Transcribe every entry word for word, but skip the images.

── Supplied entries

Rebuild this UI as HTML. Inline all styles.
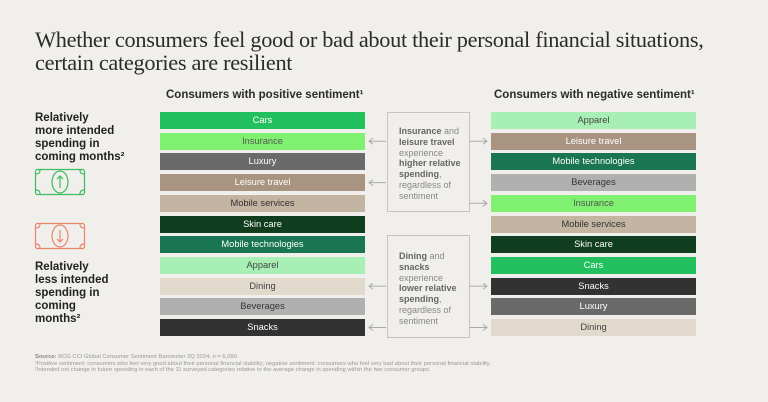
<!DOCTYPE html>
<html><head><meta charset="utf-8"><style>
body{margin:0;background:#f1efeb;width:768px;height:402px;overflow:hidden;position:relative;font-family:"Liberation Sans",sans-serif}
.t{position:absolute;font-family:"Liberation Serif",serif;font-size:22.3px;line-height:23px;color:#2b2b2b;left:35px;letter-spacing:-0.3px}
.h{position:absolute;font-size:11.5px;font-weight:bold;color:#2b2b2b;top:89px}
.lab{position:absolute;left:35px;font-size:11.5px;font-weight:bold;color:#222;line-height:13px}
.bar{position:absolute;height:17px;font-size:9.3px;text-align:center;line-height:17px}
.box{position:absolute;border:1px solid #c8c4bd;font-size:9px;color:#888;line-height:10.8px;padding:13px 0 0 11px;box-sizing:border-box}
.box b{color:#666}
.fn{position:absolute;left:35px;font-size:5.8px;color:#999;line-height:6.7px}
</style></head><body>
<div class="t" style="top:28px">Whether consumers feel good or bad about their personal financial situations,<br>certain categories are resilient</div>
<div class="h" style="left:166px">Consumers with positive sentiment¹</div>
<div class="h" style="left:494px">Consumers with negative sentiment¹</div>
<div class="lab" style="top:112px">Relatively<br>more intended<br>spending in<br>coming months²</div>
<div class="lab" style="top:261px">Relatively<br>less intended<br>spending in<br>coming<br>months²</div>
<svg style="position:absolute;left:34px;top:168px" width="54" height="84">
<g fill="none" stroke="#3dbb62" stroke-width="1.2"><rect x="1.5" y="1.5" width="49" height="25" rx="2"/><ellipse cx="26" cy="14" rx="8" ry="11"/><path d="M26 8v12M23 11l3-3 3 3M2 6q4 0 4-4M46 2q0 4 4 4M2 22q4 0 4 4M46 26q0-4 4-4"/></g>
<g fill="none" stroke="#e8856a" stroke-width="1.2" transform="translate(0,54)"><rect x="1.5" y="1.5" width="49" height="25" rx="2"/><ellipse cx="26" cy="14" rx="8" ry="11"/><path d="M26 8v12M23 17l3 3 3-3M2 6q4 0 4-4M46 2q0 4 4 4M2 22q4 0 4 4M46 26q0-4 4-4"/></g>
</svg>
<div class="box" style="left:387px;top:112px;width:83px;height:100px"><b>Insurance</b> and<br><b>leisure travel</b><br>experience<br><b>higher relative<br>spending</b>,<br>regardless of<br>sentiment</div>
<div class="box" style="left:387px;top:235px;width:83px;height:103px;padding-top:15px"><b>Dining</b> and<br><b>snacks</b><br>experience<br><b>lower relative<br>spending</b>,<br>regardless of<br>sentiment</div>
<svg id="arr" style="position:absolute;left:0;top:0" width="768" height="402"></svg>
<div id="chart"></div>
<div class="fn" style="top:354px"><b style="color:#888">Source:</b> BCG CCI Global Consumer Sentiment Barometer 2Q 2024, n = 6,090.<br>¹Positive sentiment: consumers who feel very good about their personal financial stability; negative sentiment: consumers who feel very bad about their personal financial stability.<br>²Intended net change in future spending in each of the 11 surveyed categories relative to the average change in spending within the two consumer groups.</div>
<script>
const positiveOrder=["Cars","Insurance","Luxury","Leisure travel","Mobile services","Skin care","Mobile technologies","Apparel","Dining","Beverages","Snacks"];
const negativeOrder=["Apparel","Leisure travel","Mobile technologies","Beverages","Insurance","Mobile services","Skin care","Cars","Snacks","Luxury","Dining"];
const highlighted=["Insurance","Leisure travel","Dining","Snacks"];
const colors={"Cars":["#22c05e","#fff"],"Insurance":["#80f070","#555"],"Luxury":["#6a6a6a","#fff"],"Leisure travel":["#a89480","#fff"],"Mobile services":["#c4b4a2","#333"],"Skin care":["#0f3d1e","#fff"],"Mobile technologies":["#197552","#fff"],"Apparel":["#a8efb5","#444"],"Dining":["#e0d9cc","#444"],"Beverages":["#b0b0b0","#333"],"Snacks":["#323232","#fff"]};
const top0=112,pitch=20.7;
const y=i=>top0+i*pitch;
const chart=document.getElementById('chart');
const arr=document.getElementById('arr');
function draw(list,x,side){
 list.forEach((c,i)=>{
  const d=document.createElement('div');
  d.className='bar';
  d.style.left=x+'px';d.style.width='205px';d.style.top=y(i)+'px';
  d.style.background=colors[c][0];d.style.color=colors[c][1];
  d.textContent=c;
  
  
  chart.appendChild(d);
  if(highlighted.includes(c)){
   const cy=y(i)+8.5;
   const g=document.createElementNS('http://www.w3.org/2000/svg','path');
   const dd=side==='positive'?`M386 ${cy}H369M373 ${cy-3}L369 ${cy}L373 ${cy+3}`:`M470 ${cy}H487M483 ${cy-3}L487 ${cy}L483 ${cy+3}`;
   g.setAttribute('d',dd);g.setAttribute('stroke','#aaa');g.setAttribute('fill','none');
   
   
   arr.appendChild(g);
  }
 });
}
draw(positiveOrder,160,'positive');
draw(negativeOrder,491,'negative');
</script>
</body></html>
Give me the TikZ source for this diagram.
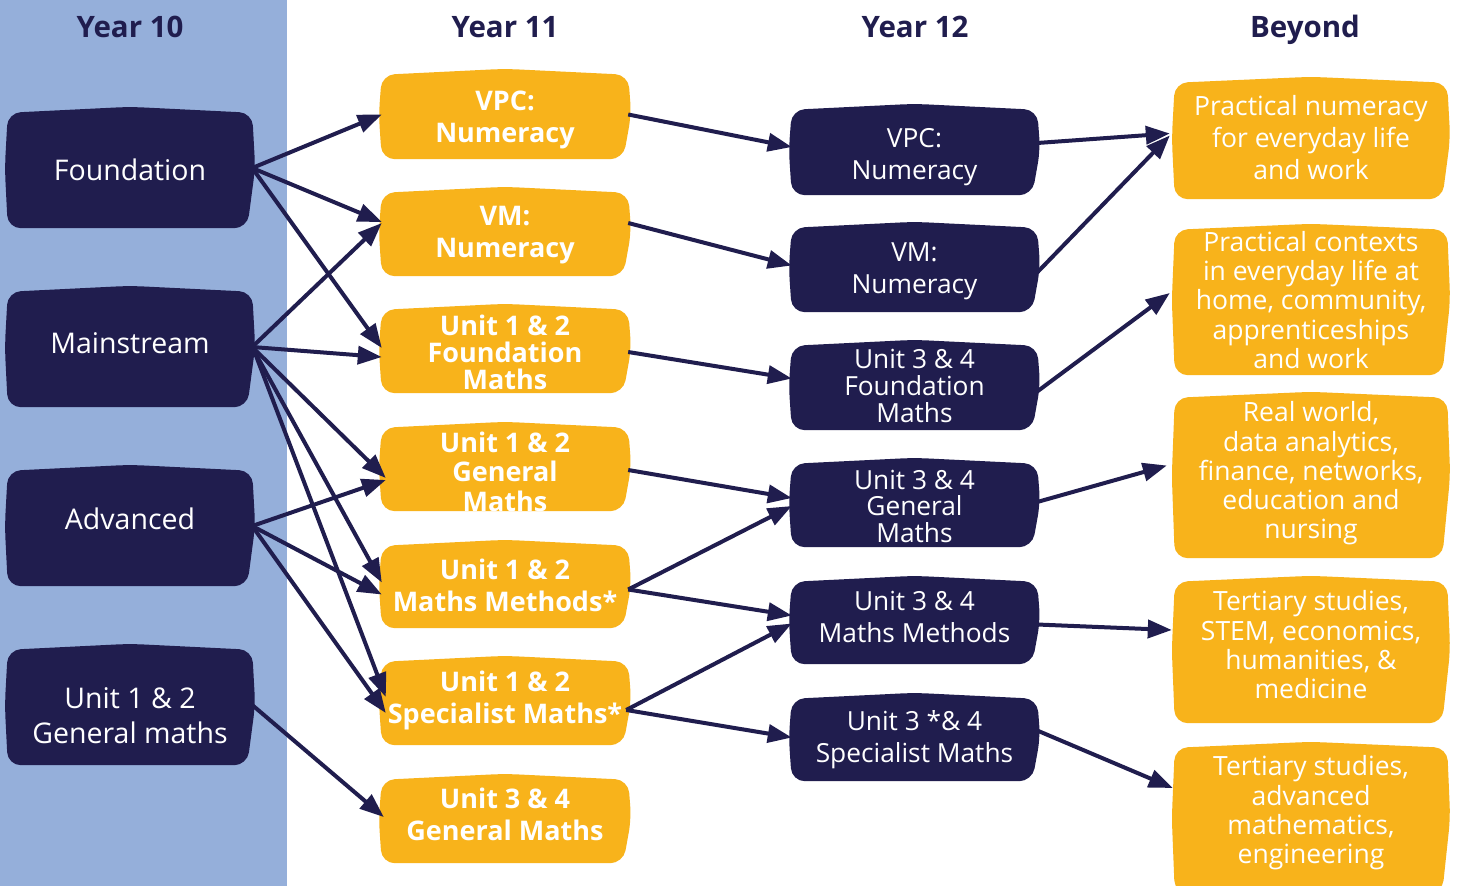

────

■ Response to the task:
Rebuild this UI as HTML. Inline all styles.
<!DOCTYPE html>
<html><head><meta charset="utf-8"><style>
body{margin:0;background:#f1efeb;width:768px;height:402px;overflow:hidden;position:relative;font-family:"Liberation Sans",sans-serif}
.t{position:absolute;font-family:"Liberation Serif",serif;font-size:22.3px;line-height:23px;color:#2b2b2b;left:35px;letter-spacing:-0.3px}
.h{position:absolute;font-size:11.5px;font-weight:bold;color:#2b2b2b;top:89px}
.lab{position:absolute;left:35px;font-size:11.5px;font-weight:bold;color:#222;line-height:13px}
.bar{position:absolute;height:17px;font-size:9.3px;text-align:center;line-height:17px}
.box{position:absolute;border:1px solid #c8c4bd;font-size:9px;color:#888;line-height:10.8px;padding:13px 0 0 11px;box-sizing:border-box}
.box b{color:#666}
.fn{position:absolute;left:35px;font-size:5.8px;color:#999;line-height:6.7px}
</style></head><body>
<div class="t" style="top:28px">Whether consumers feel good or bad about their personal financial situations,<br>certain categories are resilient</div>
<div class="h" style="left:166px">Consumers with positive sentiment¹</div>
<div class="h" style="left:494px">Consumers with negative sentiment¹</div>
<div class="lab" style="top:112px">Relatively<br>more intended<br>spending in<br>coming months²</div>
<div class="lab" style="top:261px">Relatively<br>less intended<br>spending in<br>coming<br>months²</div>
<svg style="position:absolute;left:34px;top:168px" width="54" height="84">
<g fill="none" stroke="#3dbb62" stroke-width="1.2"><rect x="1.5" y="1.5" width="49" height="25" rx="2"/><ellipse cx="26" cy="14" rx="8" ry="11"/><path d="M26 8v12M23 11l3-3 3 3M2 6q4 0 4-4M46 2q0 4 4 4M2 22q4 0 4 4M46 26q0-4 4-4"/></g>
<g fill="none" stroke="#e8856a" stroke-width="1.2" transform="translate(0,54)"><rect x="1.5" y="1.5" width="49" height="25" rx="2"/><ellipse cx="26" cy="14" rx="8" ry="11"/><path d="M26 8v12M23 17l3 3 3-3M2 6q4 0 4-4M46 2q0 4 4 4M2 22q4 0 4 4M46 26q0-4 4-4"/></g>
</svg>
<div class="box" style="left:387px;top:112px;width:83px;height:100px"><b>Insurance</b> and<br><b>leisure travel</b><br>experience<br><b>higher relative<br>spending</b>,<br>regardless of<br>sentiment</div>
<div class="box" style="left:387px;top:235px;width:83px;height:103px;padding-top:15px"><b>Dining</b> and<br><b>snacks</b><br>experience<br><b>lower relative<br>spending</b>,<br>regardless of<br>sentiment</div>
<svg id="arr" style="position:absolute;left:0;top:0" width="768" height="402"></svg>
<div id="chart"></div>
<div class="fn" style="top:354px"><b style="color:#888">Source:</b> BCG CCI Global Consumer Sentiment Barometer 2Q 2024, n = 6,090.<br>¹Positive sentiment: consumers who feel very good about their personal financial stability; negative sentiment: consumers who feel very bad about their personal financial stability.<br>²Intended net change in future spending in each of the 11 surveyed categories relative to the average change in spending within the two consumer groups.</div>
<script>
const positiveOrder=["Cars","Insurance","Luxury","Leisure travel","Mobile services","Skin care","Mobile technologies","Apparel","Dining","Beverages","Snacks"];
const negativeOrder=["Apparel","Leisure travel","Mobile technologies","Beverages","Insurance","Mobile services","Skin care","Cars","Snacks","Luxury","Dining"];
const highlighted=["Insurance","Leisure travel","Dining","Snacks"];
const colors={"Cars":["#22c05e","#fff"],"Insurance":["#80f070","#555"],"Luxury":["#6a6a6a","#fff"],"Leisure travel":["#a89480","#fff"],"Mobile services":["#c4b4a2","#333"],"Skin care":["#0f3d1e","#fff"],"Mobile technologies":["#197552","#fff"],"Apparel":["#a8efb5","#444"],"Dining":["#e0d9cc","#444"],"Beverages":["#b0b0b0","#333"],"Snacks":["#323232","#fff"]};
const top0=112,pitch=20.7;
const y=i=>top0+i*pitch;
const chart=document.getElementById('chart');
const arr=document.getElementById('arr');
function draw(list,x,side){
 list.forEach((c,i)=>{
  const d=document.createElement('div');
  d.className='bar';
  d.style.left=x+'px';d.style.width='205px';d.style.top=y(i)+'px';
  d.style.background=colors[c][0];d.style.color=colors[c][1];
  d.textContent=c;
  
  
  chart.appendChild(d);
  if(highlighted.includes(c)){
   const cy=y(i)+8.5;
   const g=document.createElementNS('http://www.w3.org/2000/svg','path');
   const dd=side==='positive'?`M386 ${cy}H369M373 ${cy-3}L369 ${cy}L373 ${cy+3}`:`M470 ${cy}H487M483 ${cy-3}L487 ${cy}L483 ${cy+3}`;
   g.setAttribute('d',dd);g.setAttribute('stroke','#aaa');g.setAttribute('fill','none');
   
   
   arr.appendChild(g);
  }
 });
}
draw(positiveOrder,160,'positive');
draw(negativeOrder,491,'negative');
</script>
</body></html>
Give me the TikZ source for this diagram.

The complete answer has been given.